Reproduce the data exactly.

++++ Rows ++++

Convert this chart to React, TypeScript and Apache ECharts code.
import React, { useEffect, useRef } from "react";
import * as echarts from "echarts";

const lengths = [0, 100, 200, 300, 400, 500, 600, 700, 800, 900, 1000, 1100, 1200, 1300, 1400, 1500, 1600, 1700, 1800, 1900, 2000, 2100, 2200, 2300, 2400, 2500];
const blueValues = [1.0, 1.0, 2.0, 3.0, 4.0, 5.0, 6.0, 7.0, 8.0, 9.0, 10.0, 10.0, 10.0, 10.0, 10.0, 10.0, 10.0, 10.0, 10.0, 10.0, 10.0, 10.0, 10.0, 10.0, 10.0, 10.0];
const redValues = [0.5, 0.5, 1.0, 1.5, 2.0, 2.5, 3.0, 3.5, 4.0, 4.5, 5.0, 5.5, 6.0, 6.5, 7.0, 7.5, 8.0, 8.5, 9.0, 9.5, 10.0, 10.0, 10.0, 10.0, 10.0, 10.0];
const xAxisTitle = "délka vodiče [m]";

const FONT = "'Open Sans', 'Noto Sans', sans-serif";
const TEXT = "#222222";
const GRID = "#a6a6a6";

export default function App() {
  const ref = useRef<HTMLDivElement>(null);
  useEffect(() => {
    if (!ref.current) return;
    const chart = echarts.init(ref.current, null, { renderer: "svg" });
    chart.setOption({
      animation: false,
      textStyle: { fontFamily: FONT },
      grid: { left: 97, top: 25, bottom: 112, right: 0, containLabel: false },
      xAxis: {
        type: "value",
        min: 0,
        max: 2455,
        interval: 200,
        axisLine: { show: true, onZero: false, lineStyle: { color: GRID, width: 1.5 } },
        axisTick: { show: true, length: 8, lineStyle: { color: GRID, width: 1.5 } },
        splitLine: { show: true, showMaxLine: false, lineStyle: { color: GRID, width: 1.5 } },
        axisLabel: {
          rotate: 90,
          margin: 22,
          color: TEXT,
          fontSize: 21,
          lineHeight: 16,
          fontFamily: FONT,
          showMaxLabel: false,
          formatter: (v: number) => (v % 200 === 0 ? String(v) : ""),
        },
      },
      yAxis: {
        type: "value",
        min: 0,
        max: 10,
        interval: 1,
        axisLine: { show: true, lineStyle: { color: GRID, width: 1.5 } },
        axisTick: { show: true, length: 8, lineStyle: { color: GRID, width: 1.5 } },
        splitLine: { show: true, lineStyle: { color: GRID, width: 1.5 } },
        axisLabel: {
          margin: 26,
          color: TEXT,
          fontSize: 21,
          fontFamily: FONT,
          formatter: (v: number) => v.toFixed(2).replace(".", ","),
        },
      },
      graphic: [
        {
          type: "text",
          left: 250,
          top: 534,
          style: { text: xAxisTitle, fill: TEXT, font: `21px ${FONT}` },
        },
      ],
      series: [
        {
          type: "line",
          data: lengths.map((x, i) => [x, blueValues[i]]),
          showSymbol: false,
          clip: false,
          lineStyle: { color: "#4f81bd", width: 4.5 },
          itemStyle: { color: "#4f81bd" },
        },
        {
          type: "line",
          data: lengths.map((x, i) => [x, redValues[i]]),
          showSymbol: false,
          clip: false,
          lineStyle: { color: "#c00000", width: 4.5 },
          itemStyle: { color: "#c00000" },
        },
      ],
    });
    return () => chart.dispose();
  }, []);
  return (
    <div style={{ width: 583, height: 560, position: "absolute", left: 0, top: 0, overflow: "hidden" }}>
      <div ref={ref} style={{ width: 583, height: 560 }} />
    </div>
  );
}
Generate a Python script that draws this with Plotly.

++++

**Response to this exercise:**
Convert this chart to React, TypeScript and Apache ECharts code.
import React, { useEffect, useRef } from "react";
import * as echarts from "echarts";

const lengths = [0, 100, 200, 300, 400, 500, 600, 700, 800, 900, 1000, 1100, 1200, 1300, 1400, 1500, 1600, 1700, 1800, 1900, 2000, 2100, 2200, 2300, 2400, 2500];
const blueValues = [1.0, 1.0, 2.0, 3.0, 4.0, 5.0, 6.0, 7.0, 8.0, 9.0, 10.0, 10.0, 10.0, 10.0, 10.0, 10.0, 10.0, 10.0, 10.0, 10.0, 10.0, 10.0, 10.0, 10.0, 10.0, 10.0];
const redValues = [0.5, 0.5, 1.0, 1.5, 2.0, 2.5, 3.0, 3.5, 4.0, 4.5, 5.0, 5.5, 6.0, 6.5, 7.0, 7.5, 8.0, 8.5, 9.0, 9.5, 10.0, 10.0, 10.0, 10.0, 10.0, 10.0];
const xAxisTitle = "délka vodiče [m]";

const FONT = "'Open Sans', 'Noto Sans', sans-serif";
const TEXT = "#222222";
const GRID = "#a6a6a6";

export default function App() {
  const ref = useRef<HTMLDivElement>(null);
  useEffect(() => {
    if (!ref.current) return;
    const chart = echarts.init(ref.current, null, { renderer: "svg" });
    chart.setOption({
      animation: false,
      textStyle: { fontFamily: FONT },
      grid: { left: 97, top: 25, bottom: 112, right: 0, containLabel: false },
      xAxis: {
        type: "value",
        min: 0,
        max: 2455,
        interval: 200,
        axisLine: { show: true, onZero: false, lineStyle: { color: GRID, width: 1.5 } },
        axisTick: { show: true, length: 8, lineStyle: { color: GRID, width: 1.5 } },
        splitLine: { show: true, showMaxLine: false, lineStyle: { color: GRID, width: 1.5 } },
        axisLabel: {
          rotate: 90,
          margin: 22,
          color: TEXT,
          fontSize: 21,
          lineHeight: 16,
          fontFamily: FONT,
          showMaxLabel: false,
          formatter: (v: number) => (v % 200 === 0 ? String(v) : ""),
        },
      },
      yAxis: {
        type: "value",
        min: 0,
        max: 10,
        interval: 1,
        axisLine: { show: true, lineStyle: { color: GRID, width: 1.5 } },
        axisTick: { show: true, length: 8, lineStyle: { color: GRID, width: 1.5 } },
        splitLine: { show: true, lineStyle: { color: GRID, width: 1.5 } },
        axisLabel: {
          margin: 26,
          color: TEXT,
          fontSize: 21,
          fontFamily: FONT,
          formatter: (v: number) => v.toFixed(2).replace(".", ","),
        },
      },
      graphic: [
        {
          type: "text",
          left: 250,
          top: 534,
          style: { text: xAxisTitle, fill: TEXT, font: `21px ${FONT}` },
        },
      ],
      series: [
        {
          type: "line",
          data: lengths.map((x, i) => [x, blueValues[i]]),
          showSymbol: false,
          clip: false,
          lineStyle: { color: "#4f81bd", width: 4.5 },
          itemStyle: { color: "#4f81bd" },
        },
        {
          type: "line",
          data: lengths.map((x, i) => [x, redValues[i]]),
          showSymbol: false,
          clip: false,
          lineStyle: { color: "#c00000", width: 4.5 },
          itemStyle: { color: "#c00000" },
        },
      ],
    });
    return () => chart.dispose();
  }, []);
  return (
    <div style={{ width: 583, height: 560, position: "absolute", left: 0, top: 0, overflow: "hidden" }}>
      <div ref={ref} style={{ width: 583, height: 560 }} />
    </div>
  );
}
Generate a Python script that draws this with Plotly.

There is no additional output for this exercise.